Scaling toward large fleets (design target: 600k+ devices, e.g. Teltonika FMC920 class)

Platform-wide capacity goals (including ~40M users on the application plane) are summarized in ../PLATFORM-MASTER.md. This document focuses on the telematics ingest path (TCP gateway, parsers, storage, observability).

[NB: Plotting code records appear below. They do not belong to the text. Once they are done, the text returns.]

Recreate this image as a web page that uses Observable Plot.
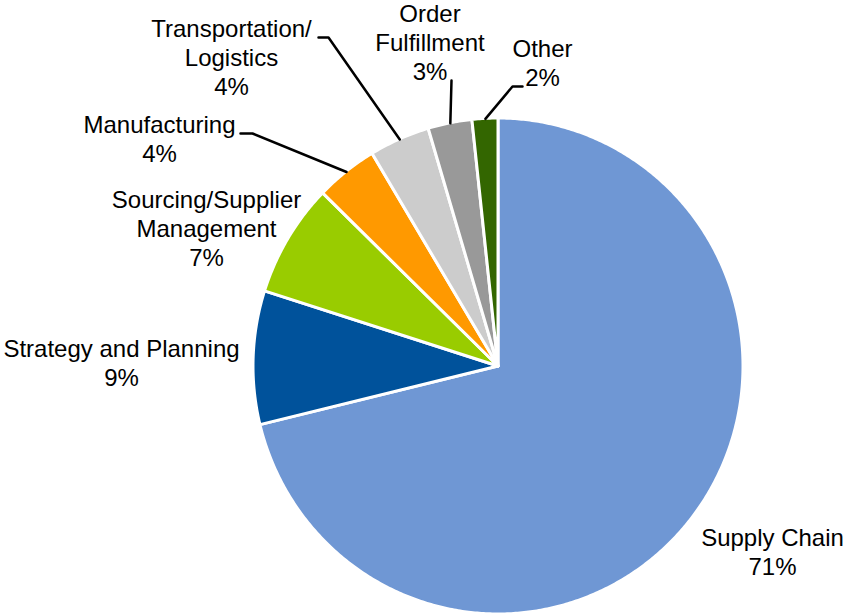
<!DOCTYPE html>
<html>
<head>
<meta charset="utf-8">
<script src="https://cdn.jsdelivr.net/npm/d3@7"></script>
<script src="https://cdn.jsdelivr.net/npm/@observablehq/plot@0.6"></script>
<style>
  html, body { margin: 0; padding: 0; background: #fff; overflow: hidden; }
  #chart svg { display: block; }
</style>
</head>
<body>
<div id="chart"></div>
<script>
// ---- data ----
const categories = ["Supply Chain", "Strategy and Planning", "Sourcing/Supplier Management", "Manufacturing", "Transportation/Logistics", "Order Fulfillment", "Other"];
const labelTexts = ["Supply Chain", "Strategy and Planning", "Sourcing/Supplier\nManagement", "Manufacturing", "Transportation/\nLogistics", "Order\nFulfillment", "Other"];
const shares = [71.2, 8.7, 7.4, 4.1, 4.0, 2.9, 1.7];
const colors = ["#6F97D4", "#00529B", "#99CC00", "#FF9900", "#CCCCCC", "#999999", "#336600"];

// ---- layout (pixels) ----
const W = 844, H = 614;
const pie = {cx: 498, cy: 366, rx: 245, ry: 248};
const labelPos = [[772, 574], [121, 385], [206, 265], [159, 161], [231, 94], [429.5, 79], [542, 85]];
const leaderElbows = {
  "Manufacturing": [[240, 133], [252, 133]],
  "Transportation/Logistics": [[318, 37], [328, 37]],
  "Order Fulfillment": [[451, 80]],
  "Other": [[522, 86], [512, 86]]
};

const total = d3.sum(shares);
const pt = (frac) => {
  const a = frac * 2 * Math.PI;
  return {x: pie.cx + pie.rx * Math.sin(a), y: pie.cy - pie.ry * Math.cos(a)};
};

// slice polygons computed from the shares
const slicePts = [];
const midPts = {};
let cum = 0;
categories.forEach((cat, i) => {
  const f0 = cum / total, f1 = (cum + shares[i]) / total;
  const n = Math.max(4, Math.ceil((f1 - f0) * 720));
  for (let k = 0; k <= n; k++) {
    const p = pt(f0 + (f1 - f0) * k / n);
    slicePts.push({cat, x: p.x, y: p.y, cx: pie.cx, cy: pie.cy});
  }
  midPts[cat] = pt((f0 + f1) / 2);
  cum += shares[i];
});

const labels = categories.map((cat, i) => ({
  cat,
  text: labelTexts[i] + "\n" + Math.round(shares[i]) + "%",
  x: labelPos[i][0],
  y: labelPos[i][1]
}));

const leaders = [];
for (const [cat, elbows] of Object.entries(leaderElbows)) {
  elbows.forEach(([x, y]) => leaders.push({cat, x, y}));
  leaders.push({cat, x: midPts[cat].x, y: midPts[cat].y});
}

const chart = Plot.plot({
  width: W,
  height: H,
  margin: 0,
  style: {background: "#fff", fontFamily: "'Liberation Sans', Arial, sans-serif"},
  x: {domain: [0, W], range: [0, W], axis: null},
  y: {domain: [0, H], range: [0, H], axis: null},
  color: {domain: categories, range: colors},
  marks: [
    Plot.area(slicePts, {x1: "x", y1: "y", x2: "cx", y2: "cy", z: "cat", fill: "cat", stroke: "white", strokeWidth: 3, strokeLinejoin: "round"}),
    Plot.line(leaders, {x: "x", y: "y", z: "cat", stroke: "black", strokeWidth: 2.5}),
    Plot.text(labels, {x: "x", y: "y", text: "text", fill: "black", fontSize: 24, lineHeight: 1.19, lineAnchor: "bottom", textAnchor: "middle"})
  ]
});
document.getElementById("chart").appendChild(chart);
</script>
</body>
</html>
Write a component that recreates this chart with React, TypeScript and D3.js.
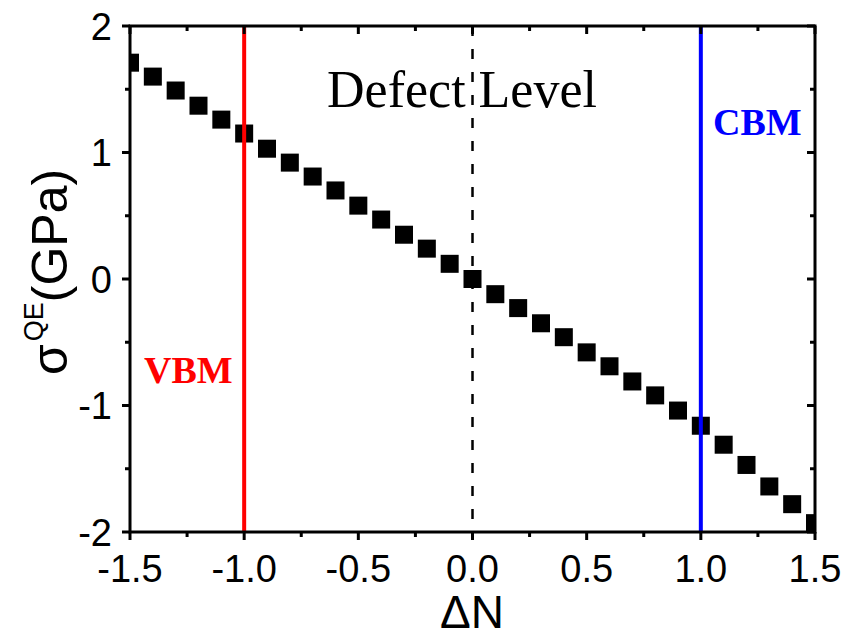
import React from 'react';
import * as d3 from 'd3';

// charge change and quantum-electronic stress
const deltaN = [-1.5, -1.4, -1.3, -1.2, -1.1, -1.0, -0.9, -0.8, -0.7, -0.6, -0.5, -0.4, -0.3, -0.2, -0.1,
  0, 0.1, 0.2, 0.3, 0.4, 0.5, 0.6, 0.7, 0.8, 0.9, 1.0, 1.1, 1.2, 1.3, 1.4, 1.5];
const stress = [1.71, 1.6, 1.49, 1.37, 1.26, 1.15, 1.03, 0.92, 0.81, 0.7, 0.58, 0.47, 0.35, 0.24, 0.12,
  0, -0.12, -0.23, -0.35, -0.46, -0.58, -0.69, -0.81, -0.92, -1.04, -1.16, -1.31, -1.47, -1.64, -1.78, -1.93];

const xTicks = [-1.5, -1.0, -0.5, 0.0, 0.5, 1.0, 1.5];
const xMinor = [-1.25, -0.75, -0.25, 0.25, 0.75, 1.25];
const yTicks = [-2, -1, 0, 1, 2];
const yMinor = [-1.5, -0.5, 0.5, 1.5];

const W = 846;
const H = 637;
const margin = { top: 26, right: 31, bottom: 105, left: 130 };

const sans = '"Liberation Sans", Arial, sans-serif';
const serif = '"Liberation Serif", "Times New Roman", serif';

export default function App() {
  const x = d3.scaleLinear().domain([-1.5, 1.5]).range([margin.left, W - margin.right]);
  const y = d3.scaleLinear().domain([-2, 2]).range([H - margin.bottom, margin.top]);
  const [x0, x1] = x.range();
  const [y0, y1] = y.range(); // y0 bottom, y1 top
  const sq = 18;
  const major = 8;
  const minor = 5;

  return (
    <svg width={W} height={H} style={{ display: 'block', position: 'absolute', left: 0, top: 0 }}>
      <rect width={W} height={H} fill="#fff" />
      <defs>
        <clipPath id="plot">
          <rect x={x0} y={y1} width={x1 - x0} height={y0 - y1} />
        </clipPath>
      </defs>

      {/* dashed defect level */}
      <line x1={x(0)} x2={x(0)} y1={y1} y2={y0} stroke="#000" strokeWidth={2.5} strokeDasharray="10,13" />

      {/* data squares */}
      <g clipPath="url(#plot)">
        {deltaN.map((d, i) => (
          <rect key={i} x={x(d) - sq / 2} y={y(stress[i]) - sq / 2} width={sq} height={sq} fill="#000" />
        ))}
      </g>

      {/* band edges */}
      <line x1={x(-1)} x2={x(-1)} y1={y1} y2={y0} stroke="#ff0000" strokeWidth={4} />
      <line x1={x(1)} x2={x(1)} y1={y1} y2={y0} stroke="#0000ff" strokeWidth={4} />

      {/* frame */}
      <rect x={x0} y={y1} width={x1 - x0} height={y0 - y1} fill="none" stroke="#000" strokeWidth={3} />

      {/* x ticks: bottom outward, top inward */}
      {xTicks.map(t => (
        <g key={'xt' + t}>
          <line x1={x(t)} x2={x(t)} y1={y0} y2={y0 + major} stroke="#000" strokeWidth={3} />
          <line x1={x(t)} x2={x(t)} y1={y1} y2={y1 + major} stroke="#000" strokeWidth={3} />
          <text x={x(t)} y={582} textAnchor="middle" fontFamily={sans} fontSize={38}>
            {t.toFixed(1)}
          </text>
        </g>
      ))}
      {xMinor.map(t => (
        <g key={'xm' + t}>
          <line x1={x(t)} x2={x(t)} y1={y0} y2={y0 + minor} stroke="#000" strokeWidth={3} />
          <line x1={x(t)} x2={x(t)} y1={y1} y2={y1 + minor} stroke="#000" strokeWidth={3} />
        </g>
      ))}

      {/* y ticks: left outward, right inward */}
      {yTicks.map(t => (
        <g key={'yt' + t}>
          <line x1={x0} x2={x0 - major} y1={y(t)} y2={y(t)} stroke="#000" strokeWidth={3} />
          <line x1={x1} x2={x1 - major} y1={y(t)} y2={y(t)} stroke="#000" strokeWidth={3} />
          <text x={112} y={y(t)} dy="0.36em" textAnchor="end" fontFamily={sans} fontSize={38}>
            {t}
          </text>
        </g>
      ))}
      {yMinor.map(t => (
        <g key={'ym' + t}>
          <line x1={x0} x2={x0 - minor} y1={y(t)} y2={y(t)} stroke="#000" strokeWidth={3} />
          <line x1={x1} x2={x1 - minor} y1={y(t)} y2={y(t)} stroke="#000" strokeWidth={3} />
        </g>
      ))}

      {/* annotations */}
      <text x={462} y={107} textAnchor="middle" fontFamily={serif} fontSize={52}>Defect Level</text>
      <text x={713} y={135} fontFamily={serif} fontSize={38} fontWeight="bold" fill="#0000ff">CBM</text>
      <text x={144} y={383} fontFamily={serif} fontSize={38} fontWeight="bold" fill="#ff0000">VBM</text>

      {/* axis titles */}
      <text x={472} y={628} textAnchor="middle" fontFamily={sans} fontSize={46}>ΔN</text>
      <text transform="translate(67,272) rotate(-90)" textAnchor="middle" fontFamily={sans} fontSize={50}>
        σ<tspan fontSize={27} dy={-24} dx={3}>QE</tspan><tspan dy={24}>(GPa)</tspan>
      </text>
    </svg>
  );
}
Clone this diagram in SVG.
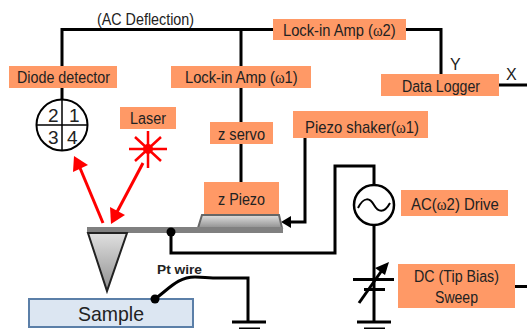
<svg xmlns="http://www.w3.org/2000/svg" width="527" height="329" viewBox="0 0 527 329">
<style>
text{font-family:"Liberation Sans",Arial,sans-serif;fill:#222;font-size:16px}
.box{fill:#ff9966;stroke:none}
.w{fill:none;stroke:#000;stroke-width:3}
.t{fill:none;stroke:#000;stroke-width:2}
.r{fill:none;stroke:#f00;stroke-width:3}
.s{font-family:"Liberation Serif","DejaVu Serif",serif}
.d{font-size:19px}
.pt{font-size:12px;font-weight:bold}
.sm{font-size:21px}
</style>
<defs>
<linearGradient id="g" x1="0" y1="0" x2="0" y2="1"><stop offset="0" stop-color="#e0e0e0"/><stop offset="1" stop-color="#909090"/></linearGradient>
</defs>
<g id="connectors">
<path class="w" d="M62 66V29.5H273M241 29.5V182M406 29.5H441V74"/>
<path class="w" d="M62 88V100"/>
<path class="w" d="M305 138V222H290"/>
<path class="w" d="M171 232V253H335V166H374V186"/>
<path class="w" d="M374 226V322"/>
<path class="w" d="M499 85H527M515 286.500H527"/>
<path class="w" d="M155 299C170 288 178 277 195 277C205 277 205 278 213 278H248V322"/>
<path class="w" d="M353 279.500H394M364 289.500H385"/>
<path class="w" d="M359 303L385 266"/>
<path d="M389 262L375 268L385 275Z" fill="#000"/>
<path class="w" d="M232 322H266M239 329H260M357 322H391M364 329H385"/>
<path d="M281 222L291 216V228Z" fill="#000"/>
<path class="r" d="M103 223L80 168"/>
<path d="M74 156L88 165L73 172Z" fill="#f00"/>
<path class="r" d="M143 163L117 212"/>
<path d="M111 224L110 207L125 215Z" fill="#f00"/>
</g>
<g id="ac-deflection"><text x="97" y="25" textLength="97" lengthAdjust="spacingAndGlyphs">(AC Deflection)</text></g>
<g id="lockin2"><rect class="box" x="273" y="19" width="133" height="21"/><text transform="translate(283 36) scale(.92 1)">Lock-in Amp (<tspan class="s">ω</tspan>2)</text></g>
<g id="diode"><rect class="box" x="9" y="66" width="108" height="22"/><text x="17" y="83" textLength="93" lengthAdjust="spacingAndGlyphs">Diode detector</text>
<circle class="t" cx="62" cy="125" r="25.500" fill="#fff"/><path d="M62 100V151M37 125H88" fill="none" stroke="#000" stroke-width="1.500"/>
<text class="d" x="48" y="122">2</text><text class="d" x="69" y="122">1</text><text class="d" x="48" y="144">3</text><text class="d" x="67" y="144">4</text></g>
<g id="lockin1"><rect class="box" x="171" y="66" width="140" height="22"/><text transform="translate(185 83) scale(.92 1)">Lock-in Amp (<tspan class="s">ω</tspan>1)</text></g>
<g id="laser"><rect class="box" x="120" y="107" width="56" height="22"/><text x="130" y="124" textLength="36" lengthAdjust="spacingAndGlyphs">Laser</text>
<path d="M148 131V168M129 149H167M135 137L161 161M161 137L135 161" stroke="#f00" stroke-width="2.500" fill="none"/><circle cx="148" cy="149" r="5" fill="#f00"/></g>
<g id="datalogger"><rect class="box" x="381" y="74" width="118" height="22"/><text x="402" y="92" textLength="78" lengthAdjust="spacingAndGlyphs">Data Logger</text></g>
<g id="labels"><text x="450" y="70">Y</text><text x="506" y="80">X</text></g>
<g id="zservo"><rect class="box" x="210" y="122" width="63" height="22"/><text x="218" y="140" textLength="47" lengthAdjust="spacingAndGlyphs">z servo</text></g>
<g id="shaker"><rect class="box" x="293" y="111" width="135" height="27"/><text transform="translate(305 133) scale(.93 1)">Piezo shaker(<tspan class="s">ω</tspan>1)</text></g>
<g id="shaker-body"><path d="M202 215H279L282 228H198Z" fill="url(#g)" stroke="#666" stroke-width="2"/></g>
<g id="zpiezo"><rect class="box" x="204" y="182" width="75" height="32"/><text x="218" y="205" textLength="47" lengthAdjust="spacingAndGlyphs">z Piezo</text></g>
<g id="cantilever"><rect x="87" y="227" width="196" height="6" fill="#808080"/>
<path d="M88 233H127L107 291Z" fill="url(#g)" stroke="#222" stroke-width="2"/>
<circle cx="171" cy="232" r="4.500" fill="#000"/></g>
<g id="ac-source"><circle cx="374" cy="205" r="20" fill="#fff" stroke="#000" stroke-width="2.500"/><path class="t" d="M358 208C364 196 370 198 374 205C378 212 384 214 390 203"/>
<rect class="box" x="401" y="190" width="107" height="26"/><text transform="translate(411 210) scale(.935 1)">AC(<tspan class="s">ω</tspan>2) Drive</text></g>
<g id="dc"><rect class="box" x="398" y="264" width="117" height="44"/><text x="414" y="282" textLength="85" lengthAdjust="spacingAndGlyphs">DC (Tip Bias)</text><text x="435" y="303" textLength="43" lengthAdjust="spacingAndGlyphs">Sweep</text></g>
<g id="sample"><rect x="29" y="299" width="164" height="28" fill="#dce6f2" stroke="#5b7fa8" stroke-width="2"/><text class="sm" x="78" y="321" textLength="66" lengthAdjust="spacingAndGlyphs">Sample</text><circle cx="155" cy="299" r="4.500" fill="#000"/></g>
<g id="ptwire"><text class="pt" x="157" y="274" textLength="45" lengthAdjust="spacingAndGlyphs">Pt wire</text></g>
</svg>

TCP gateway horizontal scaling

  • Run multiple telematics-gateway instances behind a TCP load balancer.
  • Use session affinity (sticky) so the same IMEI lands on the same node while the TCP connection stays open. If a node dies, devices reconnect — design parsers to be stateless except per-socket buffer.

Database

  • Partition or use TimescaleDB for device_positions by time.
  • Archive cold data to object storage if compliance allows.
  • Use read replicas for reporting APIs; writes stay on primary (or sharded by tenant in multi-tenant designs).

Metrics and SLOs

The gateway exposes Prometheus-style metrics on METRICS_PORT (default 9092):

  • telematics_tcp_connections_total
  • telematics_avl_records_total
  • telematics_parse_errors_total
  • telematics_imei_rejected_total

Define SLOs such as: p99 ingest latency < 2s from TCP receive to DB commit in steady state.

Backpressure

  • Per-socket maximum buffer size (gateway drops/reset on abuse).
  • Rate limits at network edge (firewall, cloud security group).
  • Queue depth alerts on device_commands if commands back up.

Multi-tenant (future)

  • Add tenant_id to devices and enforce row-level security in PostgreSQL.
  • Separate API scopes per tenant; never mix data in dashboards.

What not to optimize prematurely

  • Full Codec parity with vendor cloud before you have staging device volume and packet captures.